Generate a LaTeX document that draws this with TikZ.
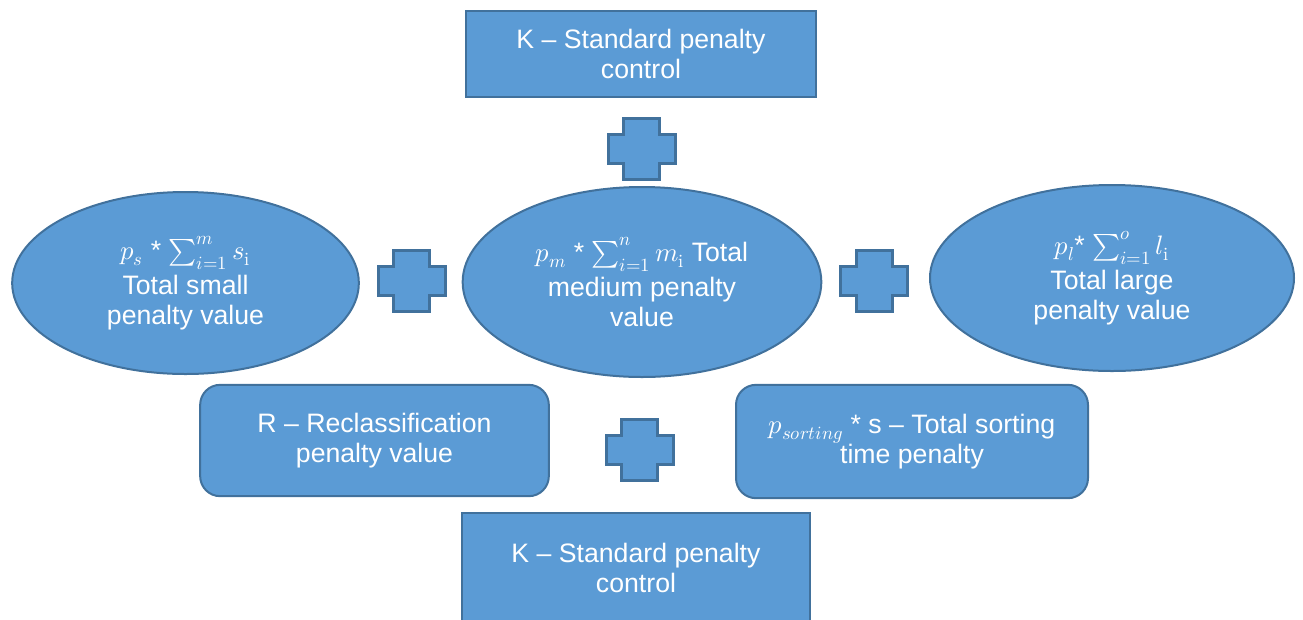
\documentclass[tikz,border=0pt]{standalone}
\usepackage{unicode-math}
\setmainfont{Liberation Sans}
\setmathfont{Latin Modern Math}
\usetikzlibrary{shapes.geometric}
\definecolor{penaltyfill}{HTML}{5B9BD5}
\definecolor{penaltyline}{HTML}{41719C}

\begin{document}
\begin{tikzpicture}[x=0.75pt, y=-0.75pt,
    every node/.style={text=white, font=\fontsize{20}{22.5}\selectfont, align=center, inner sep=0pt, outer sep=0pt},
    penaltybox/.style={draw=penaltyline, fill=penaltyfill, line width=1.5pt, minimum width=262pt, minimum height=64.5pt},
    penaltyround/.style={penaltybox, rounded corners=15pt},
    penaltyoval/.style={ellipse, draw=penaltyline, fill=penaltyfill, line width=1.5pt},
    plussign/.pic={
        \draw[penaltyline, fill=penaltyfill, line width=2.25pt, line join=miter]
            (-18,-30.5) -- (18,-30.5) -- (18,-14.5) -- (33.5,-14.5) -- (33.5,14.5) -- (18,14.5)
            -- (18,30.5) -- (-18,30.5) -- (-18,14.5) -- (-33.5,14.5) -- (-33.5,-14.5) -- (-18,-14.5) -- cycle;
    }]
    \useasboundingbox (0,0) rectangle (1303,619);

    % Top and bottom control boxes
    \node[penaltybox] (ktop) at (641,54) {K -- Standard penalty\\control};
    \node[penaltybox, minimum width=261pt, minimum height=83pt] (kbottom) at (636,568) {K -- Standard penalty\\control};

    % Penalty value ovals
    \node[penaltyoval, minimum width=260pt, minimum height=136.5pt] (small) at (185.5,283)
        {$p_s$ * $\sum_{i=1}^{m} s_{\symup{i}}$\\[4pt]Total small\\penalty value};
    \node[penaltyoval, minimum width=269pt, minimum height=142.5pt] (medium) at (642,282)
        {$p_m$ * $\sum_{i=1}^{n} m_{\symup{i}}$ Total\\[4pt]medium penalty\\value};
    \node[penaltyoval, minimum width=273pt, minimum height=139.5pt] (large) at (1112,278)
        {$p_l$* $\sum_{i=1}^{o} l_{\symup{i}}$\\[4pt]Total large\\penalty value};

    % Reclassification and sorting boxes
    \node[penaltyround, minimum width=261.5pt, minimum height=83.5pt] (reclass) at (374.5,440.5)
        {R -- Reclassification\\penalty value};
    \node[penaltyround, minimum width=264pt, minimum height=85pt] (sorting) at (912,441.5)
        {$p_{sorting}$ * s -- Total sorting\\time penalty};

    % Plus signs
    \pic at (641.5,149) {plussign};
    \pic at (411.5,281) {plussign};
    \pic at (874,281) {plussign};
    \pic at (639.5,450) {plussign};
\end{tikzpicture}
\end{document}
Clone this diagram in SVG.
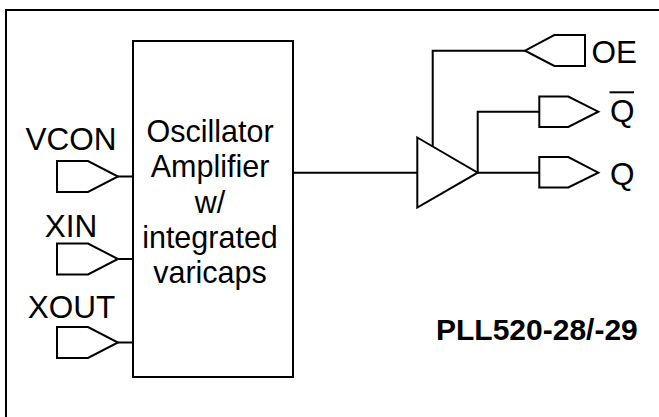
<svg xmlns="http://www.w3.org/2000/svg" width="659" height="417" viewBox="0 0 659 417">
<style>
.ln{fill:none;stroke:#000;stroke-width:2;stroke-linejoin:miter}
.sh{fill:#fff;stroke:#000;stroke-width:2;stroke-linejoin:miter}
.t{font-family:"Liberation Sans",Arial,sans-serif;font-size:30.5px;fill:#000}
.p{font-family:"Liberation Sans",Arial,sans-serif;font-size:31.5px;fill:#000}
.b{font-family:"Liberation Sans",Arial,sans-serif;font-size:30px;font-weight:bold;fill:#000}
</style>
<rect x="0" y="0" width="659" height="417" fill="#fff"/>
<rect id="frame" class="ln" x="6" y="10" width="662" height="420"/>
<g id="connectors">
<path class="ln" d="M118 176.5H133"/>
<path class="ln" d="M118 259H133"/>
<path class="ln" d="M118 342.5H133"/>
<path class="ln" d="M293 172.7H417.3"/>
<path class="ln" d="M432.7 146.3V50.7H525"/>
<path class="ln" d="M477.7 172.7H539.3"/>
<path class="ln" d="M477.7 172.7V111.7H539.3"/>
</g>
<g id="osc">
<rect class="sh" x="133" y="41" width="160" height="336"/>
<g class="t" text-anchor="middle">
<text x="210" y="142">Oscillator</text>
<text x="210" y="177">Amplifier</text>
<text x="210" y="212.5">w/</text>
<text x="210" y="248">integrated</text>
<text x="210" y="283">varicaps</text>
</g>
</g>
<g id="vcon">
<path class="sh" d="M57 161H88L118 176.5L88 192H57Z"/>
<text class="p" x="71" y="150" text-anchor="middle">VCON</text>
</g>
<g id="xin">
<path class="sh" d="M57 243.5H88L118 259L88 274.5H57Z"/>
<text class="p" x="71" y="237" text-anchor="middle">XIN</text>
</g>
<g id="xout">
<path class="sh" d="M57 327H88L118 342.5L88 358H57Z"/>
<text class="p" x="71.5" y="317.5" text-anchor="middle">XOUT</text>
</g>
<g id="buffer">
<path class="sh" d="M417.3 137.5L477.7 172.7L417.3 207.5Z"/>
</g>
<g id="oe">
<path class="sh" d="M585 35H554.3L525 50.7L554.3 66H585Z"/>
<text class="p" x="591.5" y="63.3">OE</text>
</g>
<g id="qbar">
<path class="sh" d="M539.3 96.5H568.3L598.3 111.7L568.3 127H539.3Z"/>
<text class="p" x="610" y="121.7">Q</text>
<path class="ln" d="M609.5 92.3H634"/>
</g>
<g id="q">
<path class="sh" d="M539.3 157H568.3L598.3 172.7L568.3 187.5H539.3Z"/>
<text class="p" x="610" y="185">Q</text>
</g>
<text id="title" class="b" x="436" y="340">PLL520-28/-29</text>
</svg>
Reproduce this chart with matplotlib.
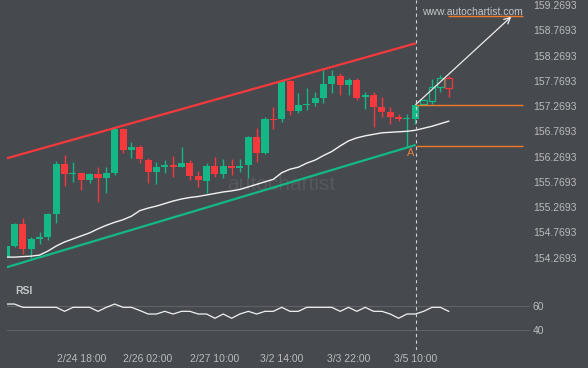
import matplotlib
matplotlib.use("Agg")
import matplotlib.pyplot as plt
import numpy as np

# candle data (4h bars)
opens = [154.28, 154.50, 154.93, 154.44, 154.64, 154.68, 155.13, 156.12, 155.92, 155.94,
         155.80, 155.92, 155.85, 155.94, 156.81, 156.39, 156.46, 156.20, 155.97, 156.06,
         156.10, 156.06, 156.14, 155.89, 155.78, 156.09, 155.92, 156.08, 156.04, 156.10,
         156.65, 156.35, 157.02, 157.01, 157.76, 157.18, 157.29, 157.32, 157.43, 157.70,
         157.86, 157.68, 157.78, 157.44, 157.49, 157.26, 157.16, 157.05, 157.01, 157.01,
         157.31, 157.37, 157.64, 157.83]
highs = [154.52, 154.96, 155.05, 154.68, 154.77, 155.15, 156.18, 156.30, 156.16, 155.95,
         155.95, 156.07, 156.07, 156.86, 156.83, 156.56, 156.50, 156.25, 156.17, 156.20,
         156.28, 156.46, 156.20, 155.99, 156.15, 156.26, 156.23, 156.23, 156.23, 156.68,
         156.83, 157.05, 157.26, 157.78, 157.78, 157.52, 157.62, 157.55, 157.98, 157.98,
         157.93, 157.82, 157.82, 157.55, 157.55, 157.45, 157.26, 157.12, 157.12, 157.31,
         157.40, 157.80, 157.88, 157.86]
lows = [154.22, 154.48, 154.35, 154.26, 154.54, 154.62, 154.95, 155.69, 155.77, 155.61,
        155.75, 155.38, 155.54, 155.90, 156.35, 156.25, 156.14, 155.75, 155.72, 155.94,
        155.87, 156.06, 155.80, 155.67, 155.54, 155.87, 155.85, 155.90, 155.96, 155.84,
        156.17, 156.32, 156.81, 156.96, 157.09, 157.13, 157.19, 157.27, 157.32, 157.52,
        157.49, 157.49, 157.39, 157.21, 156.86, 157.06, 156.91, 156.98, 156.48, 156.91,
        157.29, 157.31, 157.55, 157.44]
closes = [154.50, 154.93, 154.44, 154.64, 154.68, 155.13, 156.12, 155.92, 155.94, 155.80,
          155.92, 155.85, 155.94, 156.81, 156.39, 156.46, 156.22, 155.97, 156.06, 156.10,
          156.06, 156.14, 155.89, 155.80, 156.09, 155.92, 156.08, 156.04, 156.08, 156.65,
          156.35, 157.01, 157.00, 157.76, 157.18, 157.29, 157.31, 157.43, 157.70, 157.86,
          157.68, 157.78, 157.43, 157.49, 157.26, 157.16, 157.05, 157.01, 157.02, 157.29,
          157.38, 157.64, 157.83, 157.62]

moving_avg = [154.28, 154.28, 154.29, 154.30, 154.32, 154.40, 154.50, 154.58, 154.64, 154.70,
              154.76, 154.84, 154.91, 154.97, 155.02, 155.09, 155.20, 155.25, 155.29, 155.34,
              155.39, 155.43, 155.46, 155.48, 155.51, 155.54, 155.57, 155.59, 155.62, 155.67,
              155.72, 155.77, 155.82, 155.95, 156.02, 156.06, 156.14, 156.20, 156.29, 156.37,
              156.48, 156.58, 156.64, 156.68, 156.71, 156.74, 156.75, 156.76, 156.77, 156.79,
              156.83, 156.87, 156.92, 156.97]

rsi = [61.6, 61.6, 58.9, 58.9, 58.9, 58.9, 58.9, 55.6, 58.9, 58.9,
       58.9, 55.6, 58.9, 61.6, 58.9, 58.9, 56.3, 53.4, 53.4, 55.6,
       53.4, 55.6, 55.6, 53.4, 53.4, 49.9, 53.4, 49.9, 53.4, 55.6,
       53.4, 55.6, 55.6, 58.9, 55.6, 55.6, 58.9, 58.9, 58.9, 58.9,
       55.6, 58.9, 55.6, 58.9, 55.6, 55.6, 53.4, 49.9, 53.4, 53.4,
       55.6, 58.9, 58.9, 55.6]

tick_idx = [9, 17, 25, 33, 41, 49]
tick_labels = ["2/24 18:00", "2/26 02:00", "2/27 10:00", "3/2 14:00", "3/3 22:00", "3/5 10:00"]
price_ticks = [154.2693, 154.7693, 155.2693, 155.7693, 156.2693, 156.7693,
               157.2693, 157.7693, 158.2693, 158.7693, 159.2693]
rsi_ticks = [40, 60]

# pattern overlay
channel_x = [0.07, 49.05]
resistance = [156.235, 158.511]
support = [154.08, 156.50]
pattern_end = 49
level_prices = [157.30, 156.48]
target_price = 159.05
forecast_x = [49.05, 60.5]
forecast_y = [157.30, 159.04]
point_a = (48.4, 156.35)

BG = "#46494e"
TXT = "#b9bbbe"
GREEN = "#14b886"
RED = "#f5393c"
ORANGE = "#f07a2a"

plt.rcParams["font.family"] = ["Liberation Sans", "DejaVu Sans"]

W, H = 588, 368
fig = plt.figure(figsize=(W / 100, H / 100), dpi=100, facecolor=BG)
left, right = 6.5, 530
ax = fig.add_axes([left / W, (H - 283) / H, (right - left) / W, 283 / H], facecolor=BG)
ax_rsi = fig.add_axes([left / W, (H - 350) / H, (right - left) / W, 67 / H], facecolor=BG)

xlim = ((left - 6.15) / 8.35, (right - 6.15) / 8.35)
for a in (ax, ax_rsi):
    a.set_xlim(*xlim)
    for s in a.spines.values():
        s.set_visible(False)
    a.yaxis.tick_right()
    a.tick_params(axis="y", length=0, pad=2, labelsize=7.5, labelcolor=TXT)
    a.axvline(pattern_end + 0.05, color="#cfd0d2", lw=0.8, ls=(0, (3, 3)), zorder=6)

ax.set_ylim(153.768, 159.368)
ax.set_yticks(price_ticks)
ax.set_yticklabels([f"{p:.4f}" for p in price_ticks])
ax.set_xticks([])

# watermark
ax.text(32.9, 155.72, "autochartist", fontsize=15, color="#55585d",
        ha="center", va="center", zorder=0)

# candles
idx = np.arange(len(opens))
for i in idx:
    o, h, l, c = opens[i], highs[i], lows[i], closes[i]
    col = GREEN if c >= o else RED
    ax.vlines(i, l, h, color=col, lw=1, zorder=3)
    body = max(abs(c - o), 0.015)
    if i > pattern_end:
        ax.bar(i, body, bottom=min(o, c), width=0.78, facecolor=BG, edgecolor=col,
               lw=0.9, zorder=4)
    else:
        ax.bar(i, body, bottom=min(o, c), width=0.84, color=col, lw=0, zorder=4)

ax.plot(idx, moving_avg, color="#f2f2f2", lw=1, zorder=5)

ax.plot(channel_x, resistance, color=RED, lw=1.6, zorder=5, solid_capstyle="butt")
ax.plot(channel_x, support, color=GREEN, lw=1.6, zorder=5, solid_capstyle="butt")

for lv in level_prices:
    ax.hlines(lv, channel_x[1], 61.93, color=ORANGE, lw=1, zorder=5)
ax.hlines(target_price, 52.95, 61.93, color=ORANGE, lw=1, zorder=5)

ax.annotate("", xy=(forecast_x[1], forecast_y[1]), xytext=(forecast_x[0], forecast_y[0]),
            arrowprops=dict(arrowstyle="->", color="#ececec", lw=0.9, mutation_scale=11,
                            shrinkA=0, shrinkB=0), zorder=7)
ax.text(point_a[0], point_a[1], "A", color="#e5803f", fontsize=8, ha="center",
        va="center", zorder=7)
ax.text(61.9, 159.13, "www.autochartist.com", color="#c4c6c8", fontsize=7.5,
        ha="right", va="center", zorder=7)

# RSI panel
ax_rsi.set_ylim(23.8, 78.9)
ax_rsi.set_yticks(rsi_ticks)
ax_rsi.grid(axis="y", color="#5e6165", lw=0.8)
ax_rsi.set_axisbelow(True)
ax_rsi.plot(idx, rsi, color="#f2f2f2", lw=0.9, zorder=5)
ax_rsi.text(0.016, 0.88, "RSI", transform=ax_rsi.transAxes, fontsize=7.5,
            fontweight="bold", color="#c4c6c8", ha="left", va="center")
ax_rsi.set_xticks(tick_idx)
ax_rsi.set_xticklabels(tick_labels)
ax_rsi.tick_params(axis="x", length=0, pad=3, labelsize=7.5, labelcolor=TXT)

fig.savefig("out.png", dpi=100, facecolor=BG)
________
TASK TO COMPLETE |
Using the listing, copy every line where the word "this" shows up.

TASK OUTPUT |
Generate a LaTeX document that draws this with TikZ.
Clone this diagram in SVG.
Reproduce this chart with matplotlib.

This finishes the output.